The complex includes six outbuildings, all with pitched slated roofs and plastic gutters over timber fascia boards unless otherwise noted, with limewashed rubblestone walls generally showing rock foundations at their base.

Outbuildings 1 and 2 are a cart house and an attached store. The store has a monopitched corrugated metal roof and features a hardwood sheeted door to the west and a window to the east, as well as a decorative iron grille. The cart house has a fully timber-sheeted south gable with double vehicular doors. The yard-facing west elevation has a timber-sheeted door, a small opening, and a series of circular ventilation openings.

Outbuilding 3 is a pigsty, road-facing and rising from the boundary wall at its south end. Limewash is applied directly to the rubble stone. It opens onto a small rubble-walled enclosure to the east via a timber-sheeted door with a timber lintel, accessed through a wrought-iron gate. All other elevations are blank.

Outbuilding 4 is a store built into a bank and connected to the pigsty via a whitewashed rubble retaining wall. Tall granite steps are built into this wall, leading up to a paddock above. The store has a single door and window opening facing the yard; all other elevations are blank.

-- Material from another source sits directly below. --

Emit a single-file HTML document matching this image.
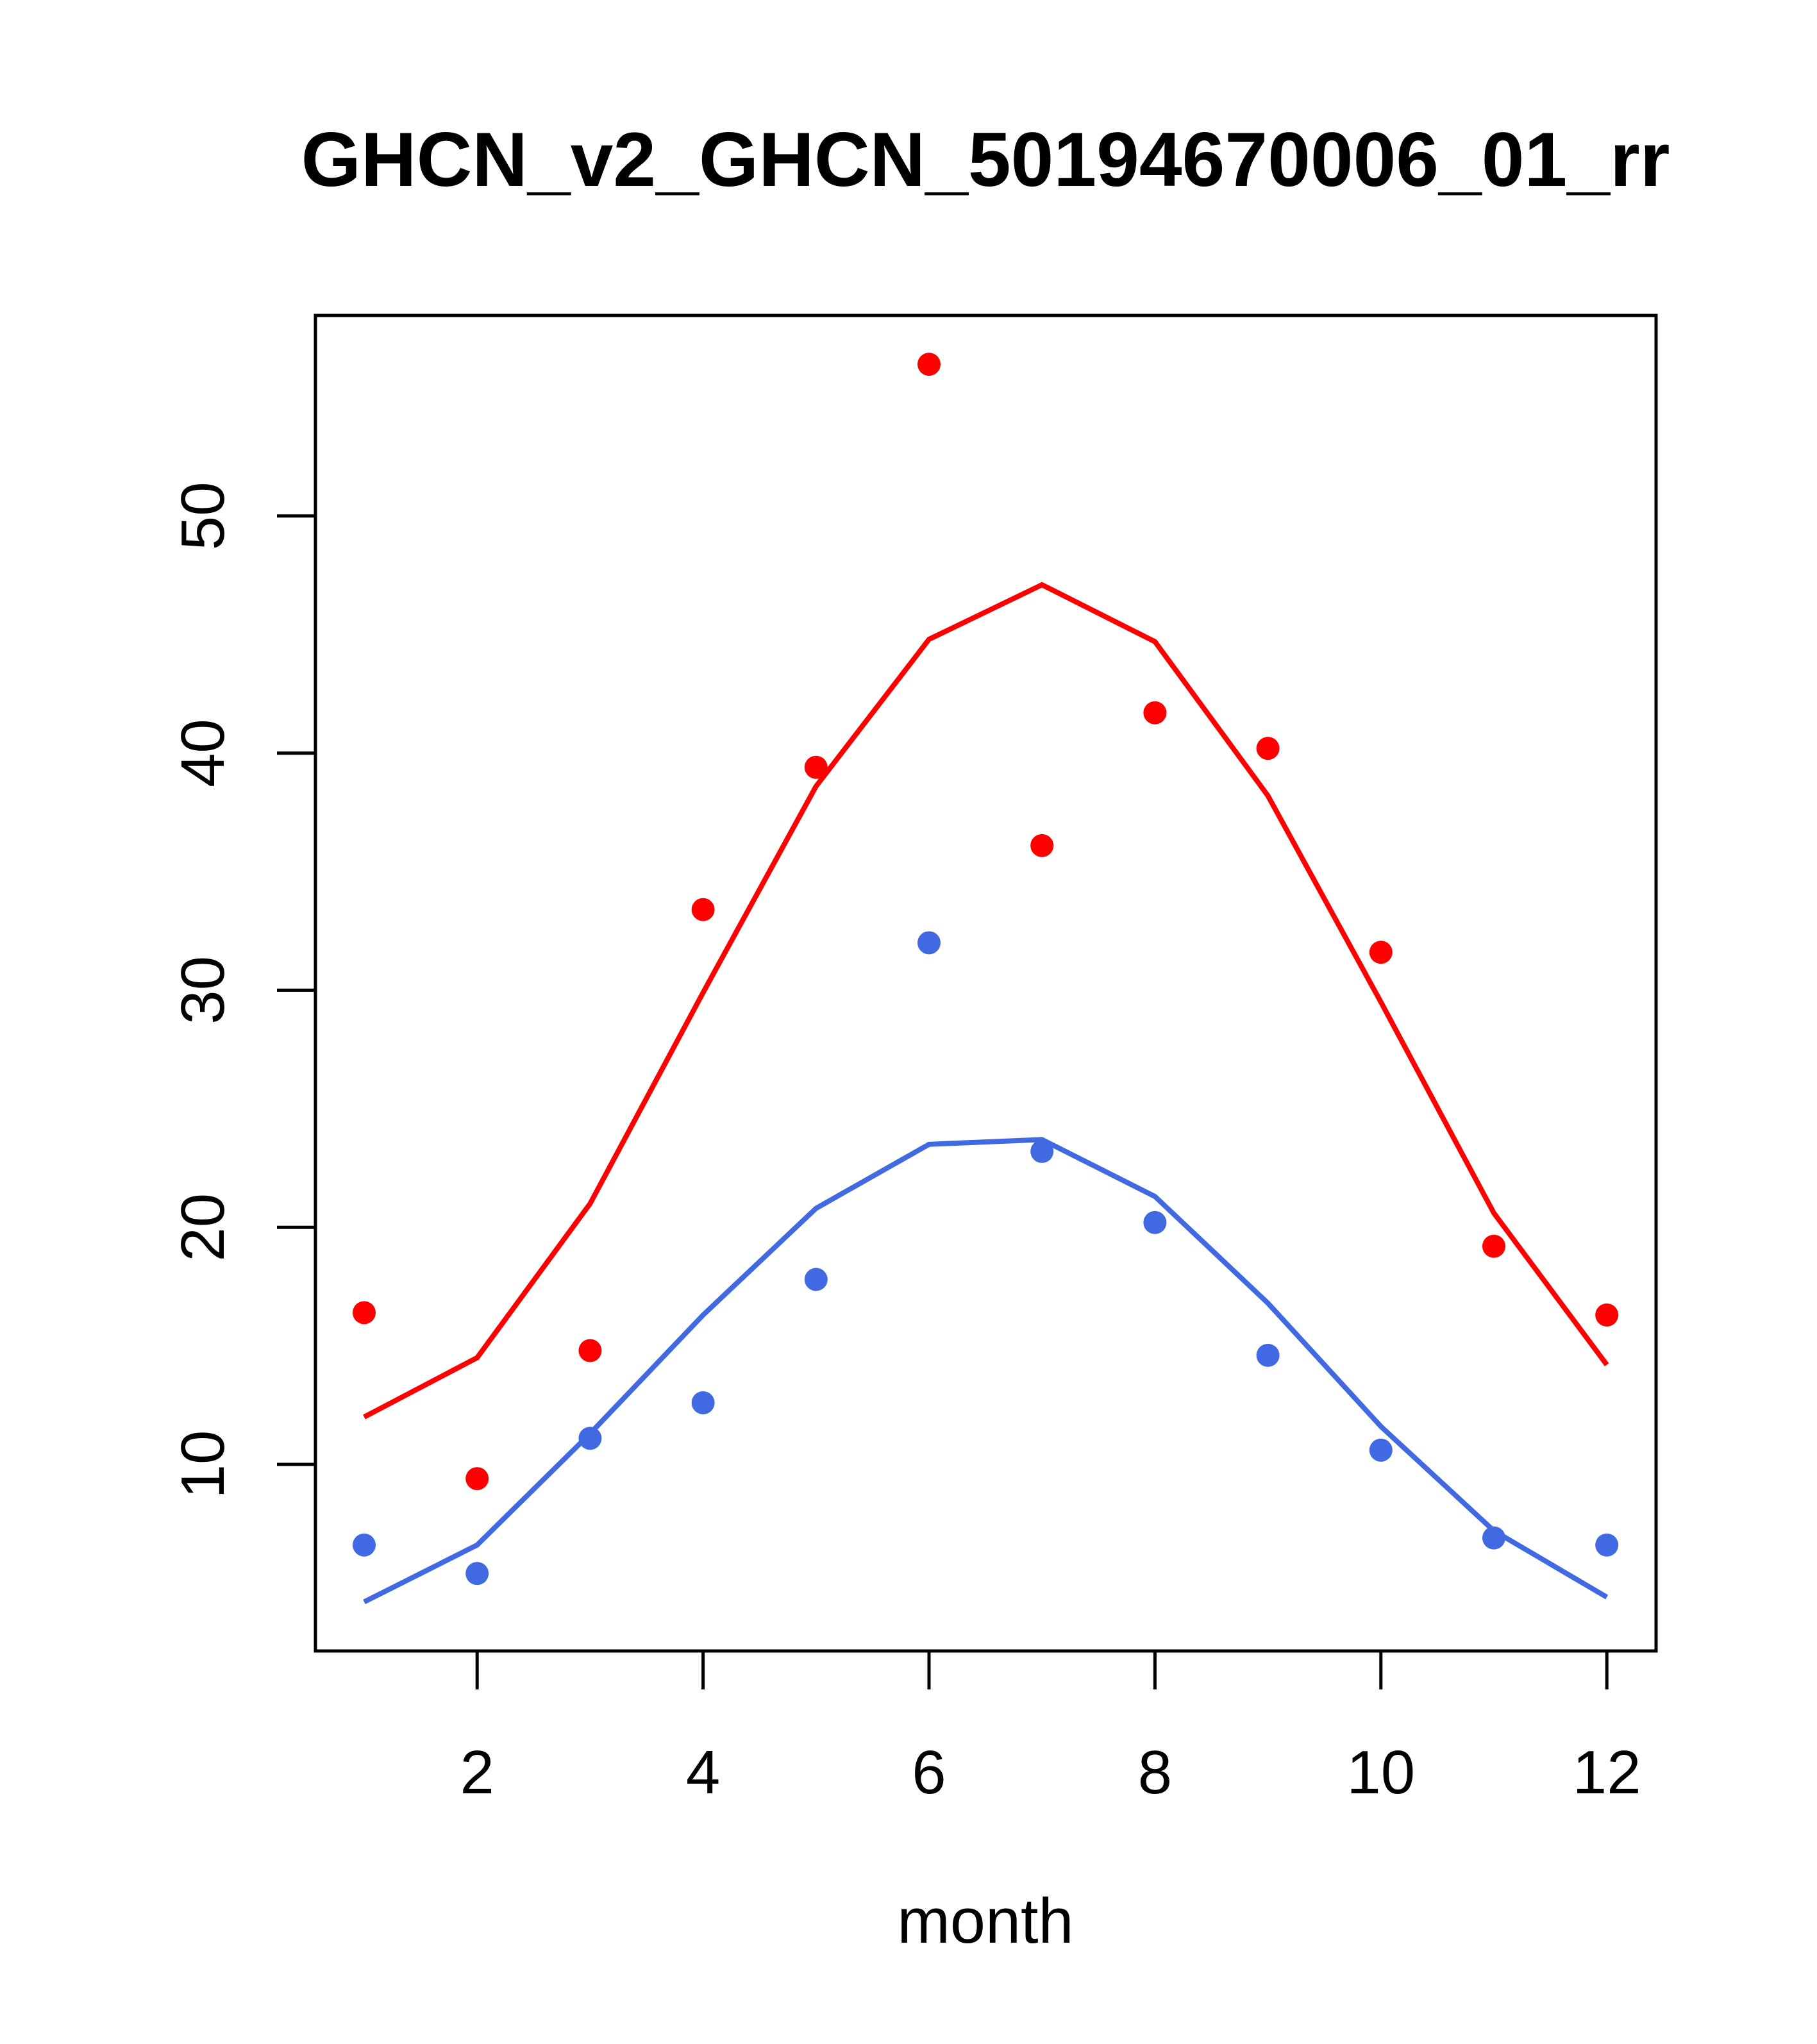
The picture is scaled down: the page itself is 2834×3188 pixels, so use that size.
<!DOCTYPE html>
<html><head><meta charset="utf-8"><style>body{margin:0;background:#fff}svg{display:block}text{font-family:"Liberation Sans",Arial,sans-serif}</style></head>
<body>
<svg id="chart" width="2834" height="3188" viewBox="0 0 2834 3188" xmlns="http://www.w3.org/2000/svg">
<rect width="2834" height="3188" fill="#fff"/>
<text x="1537" y="290" font-size="120" font-weight="bold" text-anchor="middle">GHCN_v2_GHCN_50194670006_01_rr</text>
<text x="1537" y="3030" font-size="99" text-anchor="middle">month</text>
<g id="marks"></g>
<rect x="492" y="492" width="2091" height="2083" fill="none" stroke="#000" stroke-width="5"/>
</svg>
<script>
const months=[1,2,3,4,5,6,7,8,9,10,11,12];
const redPoints=[16.4,9.4,14.8,33.4,39.4,56.4,36.1,41.7,40.2,31.6,19.2,16.3];
const redLine=[12.0,14.5,21.0,29.9,38.6,44.8,47.1,44.7,38.2,29.5,20.6,14.2];
const bluePoints=[6.6,5.4,11.1,12.6,17.8,32.0,23.2,20.2,14.6,10.6,6.9,6.6];
const blueLine=[4.2,6.6,11.3,16.3,20.8,23.5,23.7,21.3,16.8,11.6,7.2,4.4];
const xTicks=[2,4,6,8,10,12];
const yTicks=[10,20,30,40,50];
const NS="http://www.w3.org/2000/svg";
function xs(m){return 568+(m-1)*176.2;}
function ys(v){return 2284-(v-10)*36.98;}
const g=document.getElementById('marks');
function el(t,a){const e=document.createElementNS(NS,t);for(const k in a)e.setAttribute(k,a[k]);g.appendChild(e);return e;}
function line(vals,color,name){
  const p=el('polyline',{points:vals.map((v,i)=>xs(months[i])+','+ys(v)).join(' '),fill:'none',stroke:color,'stroke-width':8});
  
  
}
function pts(vals,color,name){
  vals.forEach((v,i)=>{const c=el('circle',{cx:xs(months[i]),cy:ys(v),r:18,fill:color});
  
  });
}
line(redLine,'#ff0000','red-line');
line(blueLine,'#4169e1','blue-line');
pts(redPoints,'#ff0000','red-point');
pts(bluePoints,'#4169e1','blue-point');
xTicks.forEach(t=>{
  const l=el('line',{x1:xs(t),x2:xs(t),y1:2575,y2:2635,stroke:'#000','stroke-width':5});
  
  
  const tx=el('text',{x:xs(t),y:2797,'font-size':96,'text-anchor':'middle'});tx.textContent=t;
  
  
});
yTicks.forEach(t=>{
  const l=el('line',{x1:432,x2:492,y1:ys(t),y2:ys(t),stroke:'#000','stroke-width':5});
  
  
  const tx=el('text',{x:349,y:ys(t),'font-size':96,'text-anchor':'middle',transform:'rotate(-90 349 '+ys(t)+')'});tx.textContent=t;
  
  
});
</script>
</body></html>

Outbuilding 5 is a possible fowl house with a monopitched roof, whitewashed rubblestone walls, a sheeted door to the south, and a slatted timber opening to the east.

Outbuilding 6 is a later structure of concrete block construction with a pitched corrugated metal roof and metal-framed openings.

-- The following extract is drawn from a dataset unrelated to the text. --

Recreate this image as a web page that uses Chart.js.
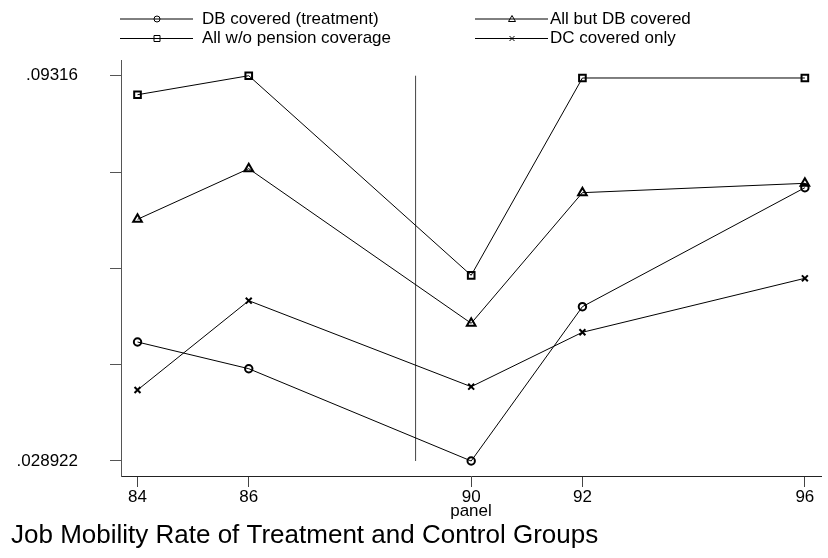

The complex is bounded towards the road by a whitewashed rubble wall inset with a number of traditional hand-forged iron gates, variously detailed and painted red. These lead, from left to right, to a raised paddock, the farmyard, a small garden, and a rubble-stone enclosed path leading to the house. Additional gates are dispersed throughout the site and to the rear. To the front of the house is a small enclosed front yard with a stone wall and a raised platform surfaced with yellow and black tiles.

The site sits on an elevated position with panoramic views to the south and west.

The history of the complex is well documented. A previous building is shown on the first edition Ordnance Survey map of 1834–35, with a long narrow footprint of similar orientation to the present house. By the time of Griffith's Valuation in 1862, the property was occupied by a Matthew Murphy and valued at £1, consistent with a single-storey building. Bernard (Patrick) Murphy took over as occupier in 1875, and the buildings remained unchanged until the Annual Revisions of 1883, when the valuation increased to £2 5s, reflecting the noted rebuilding of the house. The outbuildings abutting to the north and detached to the south-west appear to have been rebuilt and slated at the same time. Ownership of the site passed to the occupier, Bernard Murphy, in 1906 under the Land Appropriation Act, as was common for a number of plots in the surrounding area. The detached outbuilding to the north was constructed during the mid-20th century, with its footprint remaining unchanged since the fifth edition Ordnance Survey map of 1956. Two small lean-to structures are present on site — one to the north-west and one abutting the southern boundary wall — which do not appear on any historic or contemporary maps, but whose rubblestone construction suggests they were built around the mid to late 19th century. The house has been subject to refurbishment, including work carried out in the late 20th century, though its proportions have been retained and the traditional form of a modest one-and-a-half storey dwelling with lower attached outbuilding remains clearly legible. The valuation decreased to £0 15s in the First General Revaluation of 1935, though this is consistent with similar buildings in the locality and does not reflect any physical change to the fabric.

The value of the complex lies in the completeness of the grouping as a whole, its distinctly vernacular character, and the survival of traditional features including the rubblestone walling, hand-forged iron gates, and traditional construction methods throughout. The buildings are well maintained, present an original aspect as an intact grouping, and make a considerable contribution to the landscape and historical character of this rural area.